Oh, my! Oh my, my, my!
Several weeks back a friend sent me one of those contemplative stories that go around social media because she thought I’d like it, and she was right. The gist of it was that our possessions are temporarily ours, not permanently. (Thanks, Deb, for the inspiration.)
I immediately thought of Kahlil Gibran’s “On Children,” which set off fireworks in my head when I first read it in my young teens. “They [that is, your children] are the sons and daughters of Life’s longing for itself,” he wrote. “Though they are with you yet they belong not to you.” Life’s longing for itself. Wow. My mind was blown (which was a current expression of the time…and still works for me)!
Life’s longing for itself. Whoa!
As I cut back my yew and my raspberry canes today, I thought of the decades my late husband toiled in the yard doing this, the sort of work he loved. It brought him such pleasure and satisfaction to care for his lawn, his shrubs and his plants – indoors as well as outdoors. I like it too, although I never rose to his level of detailed attention and hours of commitment. As I cut the yew, I mused about how he took care of his plants. I thought beyond that to how, together, we took care of our house, our affairs and our family.
Of course, it’s not his yew now. It’s mine. Just like the dang fish tank! Because he’s gone. But, of course, the yew is not mine either. It never was his, and it never will be mine. The yew growing out there is life’s longing for itself. We are just care-givers. Temporary help, taking pride in a job well done, but only here for our short time. The yew, the Rose of Sharon, the raspberries, the oaks, the house, even the dang fish tank – all of it will go on long after I’m gone.
My address will someday be someone else’s. My children will be on their own without me once I’m gone, just as I was when my last parent died. My clothes, my books, my artwork, my furniture, dare I say it again? the dang fish tank…all given away and will become someone else’s.
This is not sad news. This is not bad news.
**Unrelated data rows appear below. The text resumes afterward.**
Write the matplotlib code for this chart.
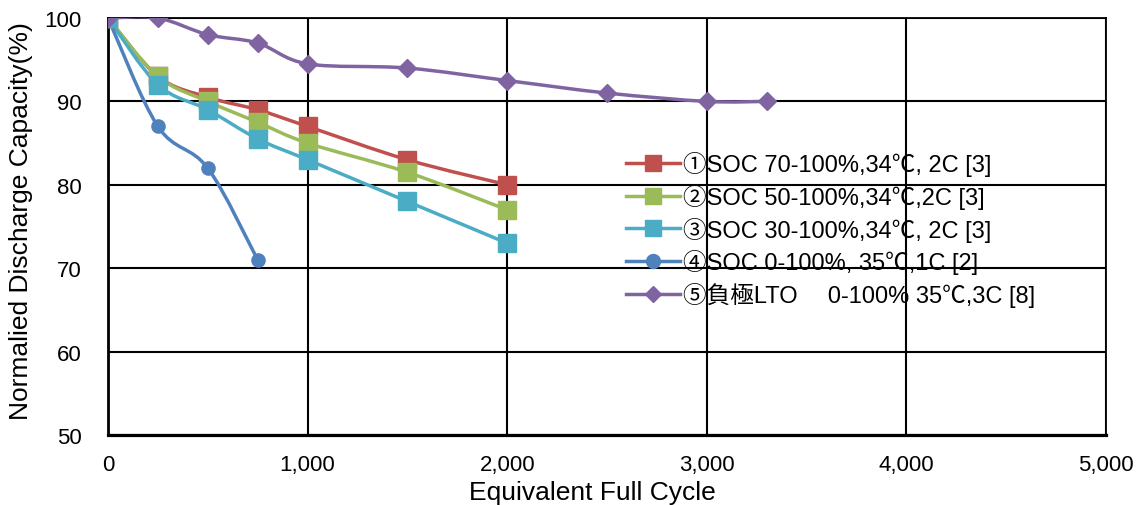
import numpy as np
import matplotlib
matplotlib.use('Agg')
import matplotlib.pyplot as plt
from matplotlib.path import Path
from matplotlib.patches import PathPatch
from matplotlib.lines import Line2D

plt.rcParams['font.family'] = ['Liberation Sans', 'Noto Sans CJK JP', 'DejaVu Sans']

labels = ['①SOC 70-100%,34℃, 2C [3]',
          '②SOC 50-100%,34℃,2C [3]',
          '③SOC 30-100%,34℃, 2C [3]',
          '④SOC 0-100%, 35℃,1C [2]',
          '⑤負極LTO\u3000 0-100% 35℃,3C [8]']

soc70_x = [0, 250, 500, 750, 1000, 1500, 2000]
soc70_y = [100, 93, 90.5, 89, 87, 83, 80]
soc50_x = [0, 250, 500, 750, 1000, 1500, 2000]
soc50_y = [100, 93, 90, 87.5, 85, 81.5, 77]
soc30_x = [0, 250, 500, 750, 1000, 1500, 2000]
soc30_y = [100, 92, 89, 85.5, 83, 78, 73]
soc0_x = [0, 250, 500, 750]
soc0_y = [100, 87, 82, 71]
lto_x = [0, 250, 500, 750, 1000, 1500, 2000, 2500, 3000, 3300]
lto_y = [100, 100, 98, 97, 94.5, 94, 92.5, 91, 90, 90]

# x, y, colour, marker, marker size in plot, marker size in legend
series = [(soc70_x, soc70_y, '#C0504D', 's', 13, 11),
          (soc50_x, soc50_y, '#9BBB59', 's', 13, 11),
          (soc30_x, soc30_y, '#4BACC6', 's', 13, 11),
          (soc0_x, soc0_y, '#4F81BD', 'o', 9.5, 10),
          (lto_x, lto_y, '#8064A2', 'D', 9.5, 8)]


def smooth_path(x, y):
    # cubic bezier through the points (catmull-rom style tangents)
    p = np.column_stack([x, y]).astype(float)
    verts = [p[0]]
    codes = [Path.MOVETO]
    n = len(p)
    for i in range(n - 1):
        p0 = p[i - 1] if i > 0 else p[i]
        p3 = p[i + 2] if i + 2 < n else p[i + 1]
        c1 = p[i] + (p[i + 1] - p0) / 6
        c2 = p[i + 1] - (p3 - p[i]) / 6
        verts += [c1, c2, p[i + 1]]
        codes += [Path.CURVE4] * 3
    return Path(verts, codes)


fig = plt.figure(figsize=(11.39, 5.06), dpi=100)
ax = fig.add_axes([108 / 1139, 70 / 506, 998 / 1139, 417 / 506])

handles = []
for (x, y, c, m, ms, lms), lab in zip(series, labels):
    ax.add_patch(PathPatch(smooth_path(x, y), fill=False, edgecolor=c, lw=2.5,
                           capstyle='round', joinstyle='round', zorder=3))
    ax.plot(x, y, ls='none', marker=m, ms=ms, color=c, zorder=4)
    handles.append(Line2D([], [], color=c, lw=2.5, marker=m, ms=lms))

ax.set_xlim(0, 5000)
ax.set_ylim(50, 100)
ax.set_xticks(range(0, 5001, 1000))
ax.set_xticklabels(['0', '1,000', '2,000', '3,000', '4,000', '5,000'])
ax.set_yticks(range(50, 101, 10))
ax.tick_params(length=0, labelsize=16)
ax.tick_params(axis='x', pad=14)
ax.tick_params(axis='y', pad=19)
ax.grid(True, color='black', lw=1.5, zorder=1)
ax.set_axisbelow(True)
for s in ax.spines.values():
    s.set_linewidth(1.3)
    s.set_zorder(2)
ax.spines['left'].set_linewidth(2)
ax.spines['bottom'].set_linewidth(2.3)

ax.set_xlabel('Equivalent Full Cycle', fontsize=19)
ax.xaxis.set_label_coords(0.485, -0.108)
ax.set_ylabel('Normalied Discharge Capacity(%)', fontsize=19)
ax.yaxis.set_label_coords(-0.075, 0.516)

ax.legend(handles, labels, loc='upper left', bbox_to_anchor=(0.519, 0.681),
          frameon=False, fontsize=17, handlelength=2.3, handletextpad=0.12,
          labelspacing=0.33, borderaxespad=0, borderpad=0)

fig.savefig('out.png', dpi=100)
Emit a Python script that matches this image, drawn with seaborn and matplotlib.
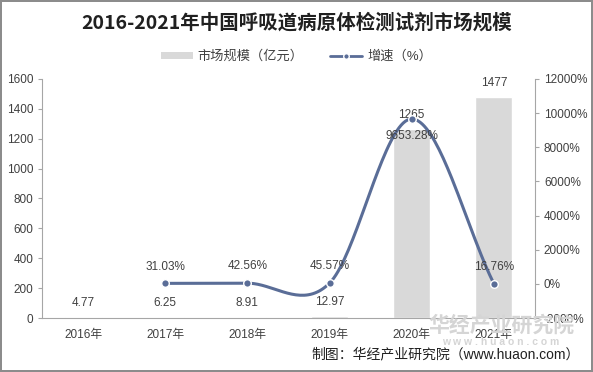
import numpy as np
import pandas as pd
import matplotlib
matplotlib.use("Agg")
import matplotlib.pyplot as plt
import seaborn as sns
from matplotlib.lines import Line2D
from matplotlib.patches import Patch

# ============================================================
# ДАННЫЕ
# ============================================================
years = ["2016年", "2017年", "2018年", "2019年", "2020年", "2021年"]
market_size = [4.77, 6.25, 8.91, 12.97, 1265, 1477]
size_labels = ["4.77", "6.25", "8.91", "12.97", "1265", "1477"]
growth_years = ["2017年", "2018年", "2019年", "2020年", "2021年"]
growth = [31.03, 42.56, 45.57, 9653.28, 16.76]
growth_labels = ["31.03%", "42.56%", "45.57%", "9653.28%", "16.76%"]

BAR_COLOR = "#d9d9d9"
LINE_COLOR = "#5a6d97"
AXIS_COLOR = "#a6a6a6"
TEXT_COLOR = "#404040"
FS = 8.5

sns.set_theme(style="white")
plt.rcParams["font.family"] = ["Liberation Sans", "Noto Sans CJK SC", "DejaVu Sans"]

fig = plt.figure(figsize=(5.93, 3.72), dpi=100)
fig.patch.set_edgecolor("#8c8c8c")
fig.patch.set_linewidth(1.5)
ax = fig.add_axes([0.071, 0.145, 0.831, 0.643])

df = pd.DataFrame({"year": years, "size": market_size})
sns.barplot(data=df, x="year", y="size", color=BAR_COLOR, width=0.45,
            saturation=1, ax=ax)
ax.set_xlim(-0.5, 5.5)
ax.set_ylim(0, 1600)
ax.set_yticks(np.arange(0, 1601, 200))
ax.set_xlabel("")
ax.set_ylabel("")
for i, (v, lab) in enumerate(zip(market_size, size_labels)):
    ax.annotate(lab, (i, v), xytext=(0, 10), textcoords="offset points",
                ha="center", va="center", fontsize=FS, color=TEXT_COLOR)

# --- правая ось: сглаженная линия роста (как в Excel) ---
ax2 = ax.twinx()
ax2.set_ylim(-2000, 12000)
ax2.set_yticks(np.arange(-2000, 12001, 2000))
ax2.set_yticklabels([f"{t}%" for t in range(-2000, 12001, 2000)])

gx = np.array([years.index(y) for y in growth_years], dtype=float)
gy = np.array(growth, dtype=float)
# сглаживание в "пиксельных" координатах
sx, sy = 82.0, 239.0 / 14000.0
P = np.column_stack([gx * sx, gy * sy])
Pp = np.vstack([P[0] - (P[1] - P[0]), P, P[-1] + (P[-1] - P[-2])])
curve = []
t = np.linspace(0, 1, 40)
for k in range(1, len(Pp) - 2):
    p0, p1, p2, p3 = Pp[k - 1], Pp[k], Pp[k + 1], Pp[k + 2]
    c1 = p1 + (p2 - p0) / 6.0
    c2 = p2 - (p3 - p1) / 6.0
    b = ((1 - t) ** 3)[:, None] * p1 + (3 * (1 - t) ** 2 * t)[:, None] * c1 \
        + (3 * (1 - t) * t ** 2)[:, None] * c2 + (t ** 3)[:, None] * p2
    curve.append(b)
curve = np.vstack(curve)
ax2.plot(curve[:, 0] / sx, curve[:, 1] / sy, color=LINE_COLOR, lw=2.2,
         solid_capstyle="round", zorder=3)
ax2.scatter(gx, gy, s=30, color=LINE_COLOR, edgecolor="white",
            linewidth=1.0, zorder=4)
for x, v, lab in zip(gx, gy, growth_labels):
    off = -12 if v > 5000 else 12
    ax2.annotate(lab, (x, v), xytext=(0, off), textcoords="offset points",
                 ha="center", va="center", fontsize=FS, color=TEXT_COLOR)

for a in (ax, ax2):
    for s in a.spines.values():
        s.set_visible(False)
    a.tick_params(labelsize=FS, colors=TEXT_COLOR, length=3,
                  color=AXIS_COLOR, width=0.8)
ax.spines["left"].set_visible(True)
ax.spines["bottom"].set_visible(True)
ax2.spines["right"].set_visible(True)
for s in (ax.spines["left"], ax.spines["bottom"], ax2.spines["right"]):
    s.set_color(AXIS_COLOR)
    s.set_linewidth(0.8)
ax.tick_params(axis="x", length=0, pad=8, labelsize=FS)
ax.set_xticks(np.arange(-0.5, 6, 1), minor=True)
ax.tick_params(axis="x", which="minor", length=3, color=AXIS_COLOR, width=0.8)
ax.tick_params(axis="y", left=True)
ax2.tick_params(axis="y", right=True)

fig.text(0.5, 0.94, "2016-2021年中国呼吸道病原体检测试剂市场规模",
         ha="center", va="center", fontsize=14, fontweight="bold",
         color="#202020", family=["Noto Sans CJK SC", "DejaVu Sans"])

handles = [
    Patch(facecolor=BAR_COLOR, edgecolor="none", label="市场规模（亿元）"),
    Line2D([0], [0], color=LINE_COLOR, lw=2, marker="o", markersize=4,
           markeredgecolor="white", label="增速（%）"),
]
fig.legend(handles=handles, loc="center", bbox_to_anchor=(0.5, 0.847),
           ncol=2, frameon=False, fontsize=9.5, handlelength=2.4,
           handleheight=0.5, handletextpad=0.4, columnspacing=2.0,
           labelcolor=TEXT_COLOR)

# водяной знак и источник
fig.text(0.845, 0.125, "华经产业研究院", ha="center", va="center",
         fontsize=15, color="#d5d5d5", fontweight="bold",
         family=["Noto Sans CJK SC", "DejaVu Sans"], zorder=0)
fig.text(0.845, 0.08, "w w w . h u a o n . c o m", ha="center", va="center",
         fontsize=7.5, color="#d5d5d5", fontweight="bold", zorder=0)
fig.text(0.977, 0.048, "制图：华经产业研究院（www.huaon.com）", ha="right",
         va="center", fontsize=10, color="#202020")

fig.savefig("out.png", dpi=100)
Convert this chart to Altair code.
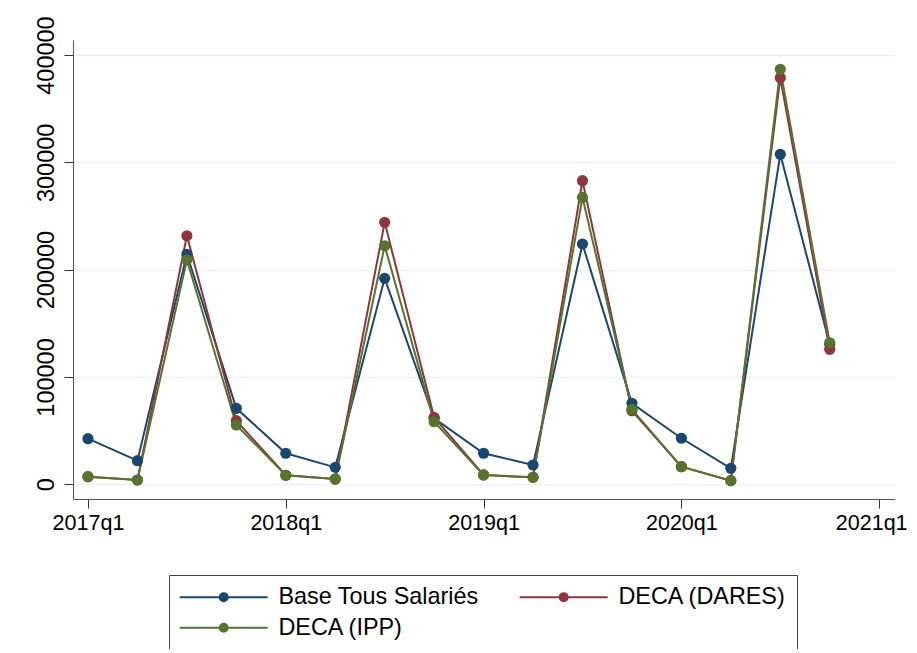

Maybe you think, “Yeah, but it’s not happy news, either.” Listen: take care of your stuff! Take care of the world. Take care of each other, too! Look, if it’s any news at all, let it be an awakening.
You are here! Right now!! Life’s longing for itself. That is you. And of all the things you have, the talents, the gifts, the skills, none is greater than this: you can give and you can love. As I’ve said before, wherever you go, leave love behind. Love is generative. It never ends. And if it transfers from you to someone you love to someone they love, it is amplified and sustained and ongoing; never diminished, never lost.
Remember! You were a child. You are life’s longing for itself. All you have, all you “own,” all you consider “yours” is just stuff. Forget about my this or my that. It all will pass on. You will pass. I will pass. Think differently. Think about this:
You are life’s longing for itself and that, along with love, never passes.